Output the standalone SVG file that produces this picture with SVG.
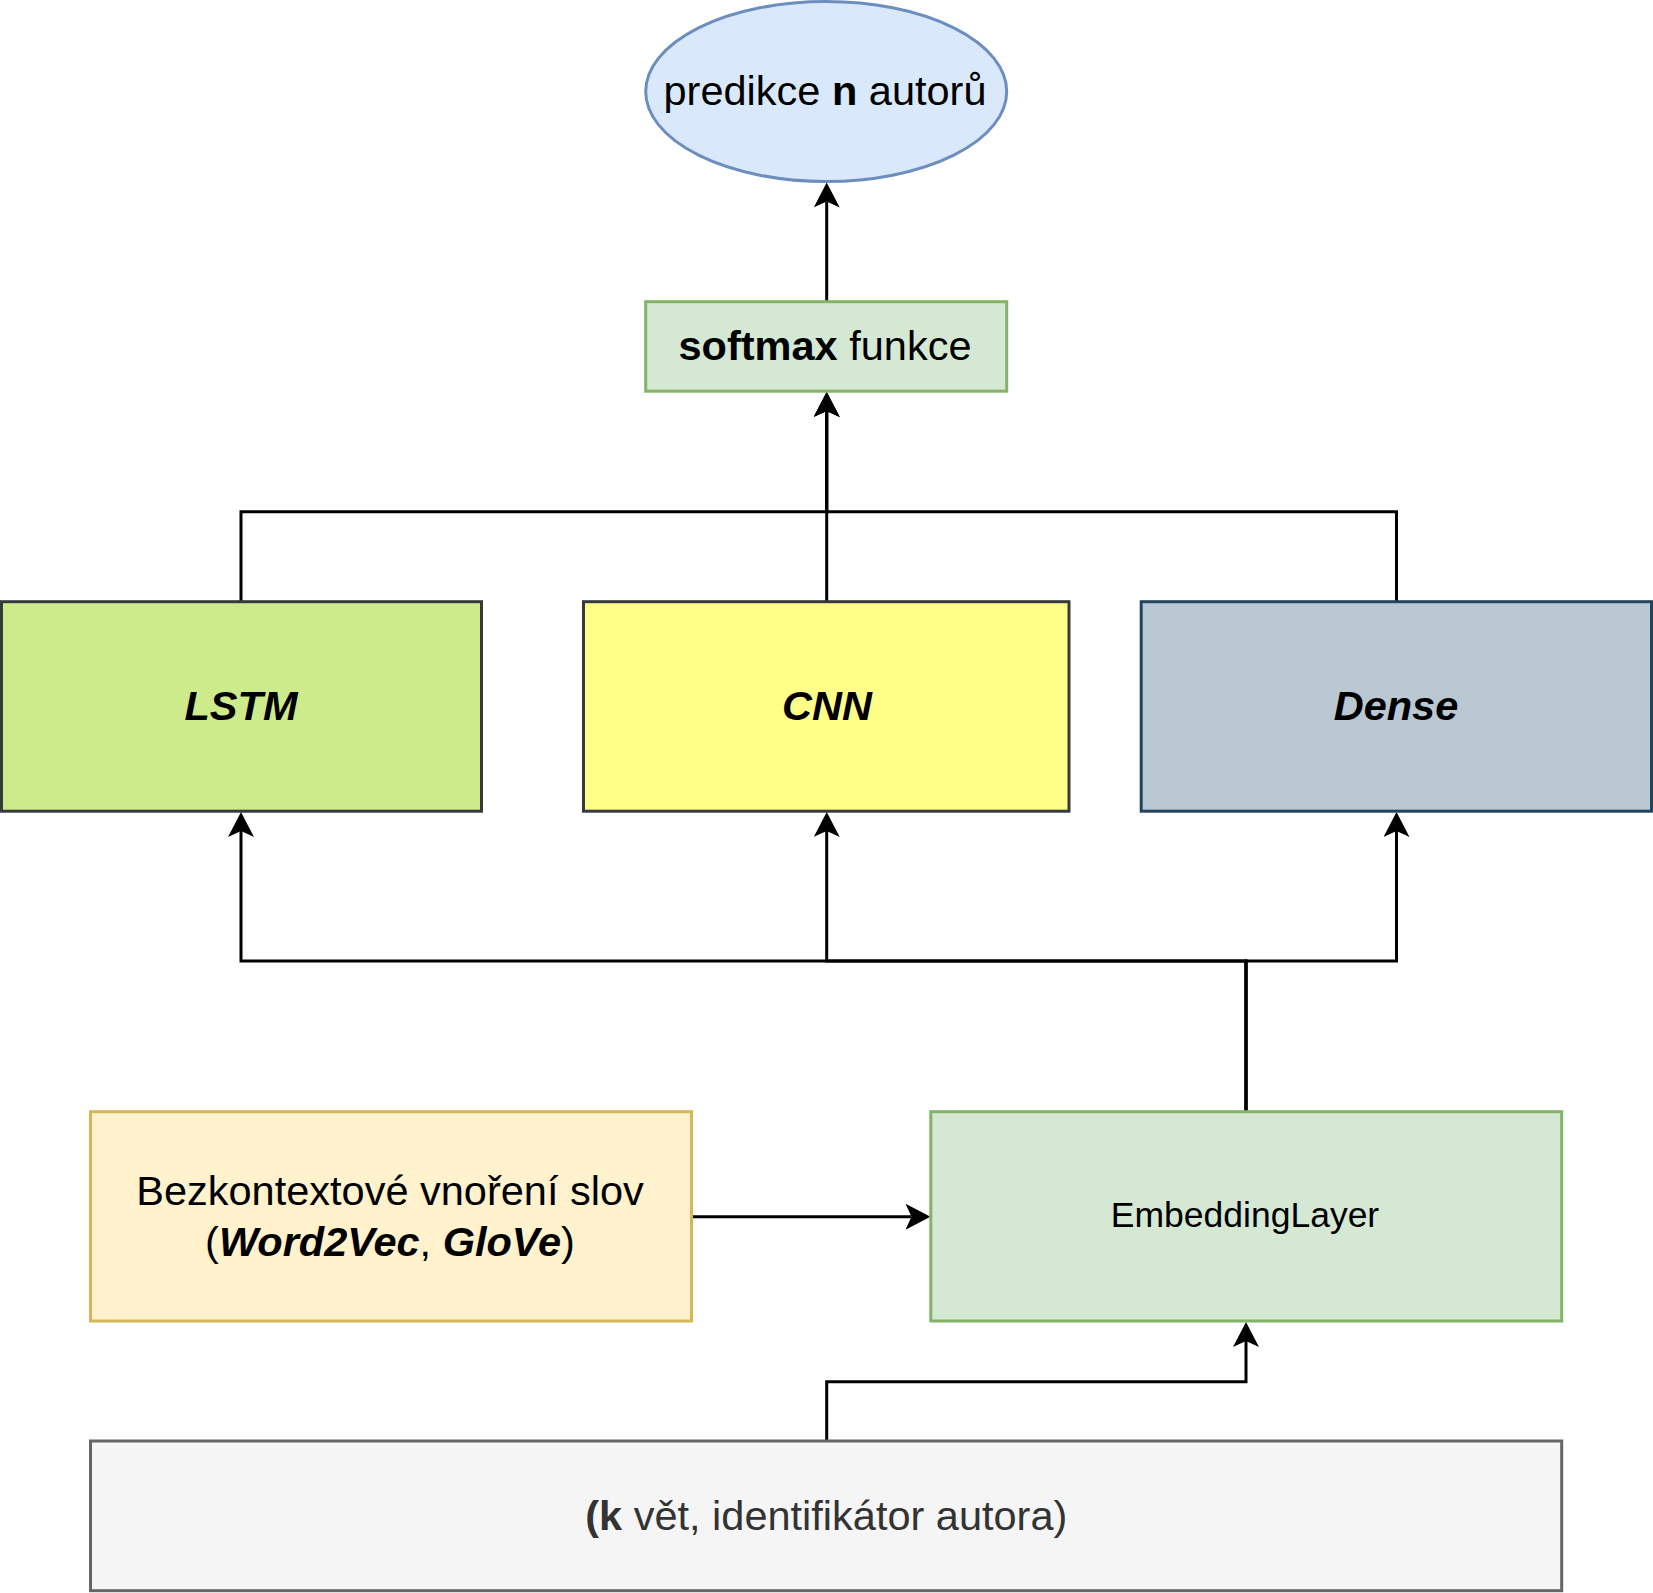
<svg xmlns="http://www.w3.org/2000/svg" width="1653" height="1593" viewBox="0 0 1653 1593">
<style>
text{font-family:"Liberation Sans",Arial,Helvetica,sans-serif;font-size:41.5px;fill:#000;text-anchor:middle}
.b{font-weight:bold}
.bi{font-weight:bold;font-style:italic}
.box{stroke-width:3}
.conn{fill:none;stroke:#000;stroke-width:3}
</style>
<defs>
<marker id="arr" viewBox="0 0 25 26" markerWidth="25" markerHeight="26" refX="6" refY="13" orient="auto" markerUnits="userSpaceOnUse">
<path d="M0,0 L25,13 L0,26 L6,13 Z" fill="#000"/>
</marker>
</defs>
<rect width="1653" height="1593" fill="#fff"/>
<g id="connectors">
<path class="conn" d="M826.7,301.7 L826.7,201.5" marker-end="url(#arr)"/>
<path class="conn" d="M241,601.7 L241,511.7 L826.7,511.7 L826.7,411" marker-end="url(#arr)"/>
<path class="conn" d="M826.7,601.7 L826.7,411" marker-end="url(#arr)"/>
<path class="conn" d="M1396.5,601.7 L1396.5,511.7 L826.7,511.7 L826.7,411" marker-end="url(#arr)"/>
<path class="conn" d="M1246,1111.7 L1246,961 L241,961 L241,831" marker-end="url(#arr)"/>
<path class="conn" d="M1246,1111.7 L1246,961 L826.7,961 L826.7,831" marker-end="url(#arr)"/>
<path class="conn" d="M1246,1111.7 L1246,961 L1396.5,961 L1396.5,831" marker-end="url(#arr)"/>
<path class="conn" d="M691.5,1216.7 L911.5,1216.7" marker-end="url(#arr)"/>
<path class="conn" d="M826.7,1441 L826.7,1381.7 L1246,1381.7 L1246,1341" marker-end="url(#arr)"/>
</g>
<g id="predikce">
<ellipse class="box" cx="826.2" cy="91.5" rx="180.5" ry="90" fill="#dae8fc" stroke="#6c8ebf"/>
<text x="825" y="105">predikce <tspan class="b">n</tspan> autorů</text>
</g>
<g id="softmax">
<rect class="box" x="645.7" y="301.7" width="361" height="89.5" fill="#d5e8d4" stroke="#82b366"/>
<text x="825" y="360"><tspan class="b">softmax</tspan> funkce</text>
</g>
<g id="lstm">
<rect class="box" x="1.5" y="601.7" width="480" height="209.5" fill="#cdeb8b" stroke="#36393d"/>
<text class="bi" x="241" y="720">LSTM</text>
</g>
<g id="cnn">
<rect class="box" x="583.5" y="601.7" width="485.5" height="209.5" fill="#ffff88" stroke="#36393d"/>
<text class="bi" x="827" y="720">CNN</text>
</g>
<g id="dense">
<rect class="box" x="1141.2" y="601.7" width="510.3" height="209.5" fill="#bac8d3" stroke="#23445d"/>
<text class="bi" x="1396" y="720">Dense</text>
</g>
<g id="bezkontextove">
<rect class="box" x="90.5" y="1111.7" width="601" height="209.3" fill="#fff2cc" stroke="#d6b656"/>
<text x="390" y="1205">Bezkontextové vnoření slov</text>
<text x="390" y="1256">(<tspan class="bi">Word2Vec</tspan>, <tspan class="bi">GloVe</tspan>)</text>
</g>
<g id="embedding">
<rect class="box" x="930.8" y="1111.7" width="630.9" height="209.3" fill="#d5e8d4" stroke="#82b366"/>
<text x="1245" y="1227" style="font-size:35.5px">EmbeddingLayer</text>
</g>
<g id="input">
<rect class="box" x="90.5" y="1441" width="1471.2" height="149.7" fill="#f5f5f5" stroke="#666666"/>
<text x="826.3" y="1530" style="fill:#333333"><tspan class="b" style="fill:#333333">(k</tspan> vět, identifikátor autora)</text>
</g>
</svg>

____________________

THE PROBLEM - Give the material again exactly as it is, but keep the pictures out.

TASK OUTPUT -
Output the standalone SVG file that produces this picture with SVG.
<svg xmlns="http://www.w3.org/2000/svg" width="1653" height="1593" viewBox="0 0 1653 1593">
<style>
text{font-family:"Liberation Sans",Arial,Helvetica,sans-serif;font-size:41.5px;fill:#000;text-anchor:middle}
.b{font-weight:bold}
.bi{font-weight:bold;font-style:italic}
.box{stroke-width:3}
.conn{fill:none;stroke:#000;stroke-width:3}
</style>
<defs>
<marker id="arr" viewBox="0 0 25 26" markerWidth="25" markerHeight="26" refX="6" refY="13" orient="auto" markerUnits="userSpaceOnUse">
<path d="M0,0 L25,13 L0,26 L6,13 Z" fill="#000"/>
</marker>
</defs>
<rect width="1653" height="1593" fill="#fff"/>
<g id="connectors">
<path class="conn" d="M826.7,301.7 L826.7,201.5" marker-end="url(#arr)"/>
<path class="conn" d="M241,601.7 L241,511.7 L826.7,511.7 L826.7,411" marker-end="url(#arr)"/>
<path class="conn" d="M826.7,601.7 L826.7,411" marker-end="url(#arr)"/>
<path class="conn" d="M1396.5,601.7 L1396.5,511.7 L826.7,511.7 L826.7,411" marker-end="url(#arr)"/>
<path class="conn" d="M1246,1111.7 L1246,961 L241,961 L241,831" marker-end="url(#arr)"/>
<path class="conn" d="M1246,1111.7 L1246,961 L826.7,961 L826.7,831" marker-end="url(#arr)"/>
<path class="conn" d="M1246,1111.7 L1246,961 L1396.5,961 L1396.5,831" marker-end="url(#arr)"/>
<path class="conn" d="M691.5,1216.7 L911.5,1216.7" marker-end="url(#arr)"/>
<path class="conn" d="M826.7,1441 L826.7,1381.7 L1246,1381.7 L1246,1341" marker-end="url(#arr)"/>
</g>
<g id="predikce">
<ellipse class="box" cx="826.2" cy="91.5" rx="180.5" ry="90" fill="#dae8fc" stroke="#6c8ebf"/>
<text x="825" y="105">predikce <tspan class="b">n</tspan> autorů</text>
</g>
<g id="softmax">
<rect class="box" x="645.7" y="301.7" width="361" height="89.5" fill="#d5e8d4" stroke="#82b366"/>
<text x="825" y="360"><tspan class="b">softmax</tspan> funkce</text>
</g>
<g id="lstm">
<rect class="box" x="1.5" y="601.7" width="480" height="209.5" fill="#cdeb8b" stroke="#36393d"/>
<text class="bi" x="241" y="720">LSTM</text>
</g>
<g id="cnn">
<rect class="box" x="583.5" y="601.7" width="485.5" height="209.5" fill="#ffff88" stroke="#36393d"/>
<text class="bi" x="827" y="720">CNN</text>
</g>
<g id="dense">
<rect class="box" x="1141.2" y="601.7" width="510.3" height="209.5" fill="#bac8d3" stroke="#23445d"/>
<text class="bi" x="1396" y="720">Dense</text>
</g>
<g id="bezkontextove">
<rect class="box" x="90.5" y="1111.7" width="601" height="209.3" fill="#fff2cc" stroke="#d6b656"/>
<text x="390" y="1205">Bezkontextové vnoření slov</text>
<text x="390" y="1256">(<tspan class="bi">Word2Vec</tspan>, <tspan class="bi">GloVe</tspan>)</text>
</g>
<g id="embedding">
<rect class="box" x="930.8" y="1111.7" width="630.9" height="209.3" fill="#d5e8d4" stroke="#82b366"/>
<text x="1245" y="1227" style="font-size:35.5px">EmbeddingLayer</text>
</g>
<g id="input">
<rect class="box" x="90.5" y="1441" width="1471.2" height="149.7" fill="#f5f5f5" stroke="#666666"/>
<text x="826.3" y="1530" style="fill:#333333"><tspan class="b" style="fill:#333333">(k</tspan> vět, identifikátor autora)</text>
</g>
</svg>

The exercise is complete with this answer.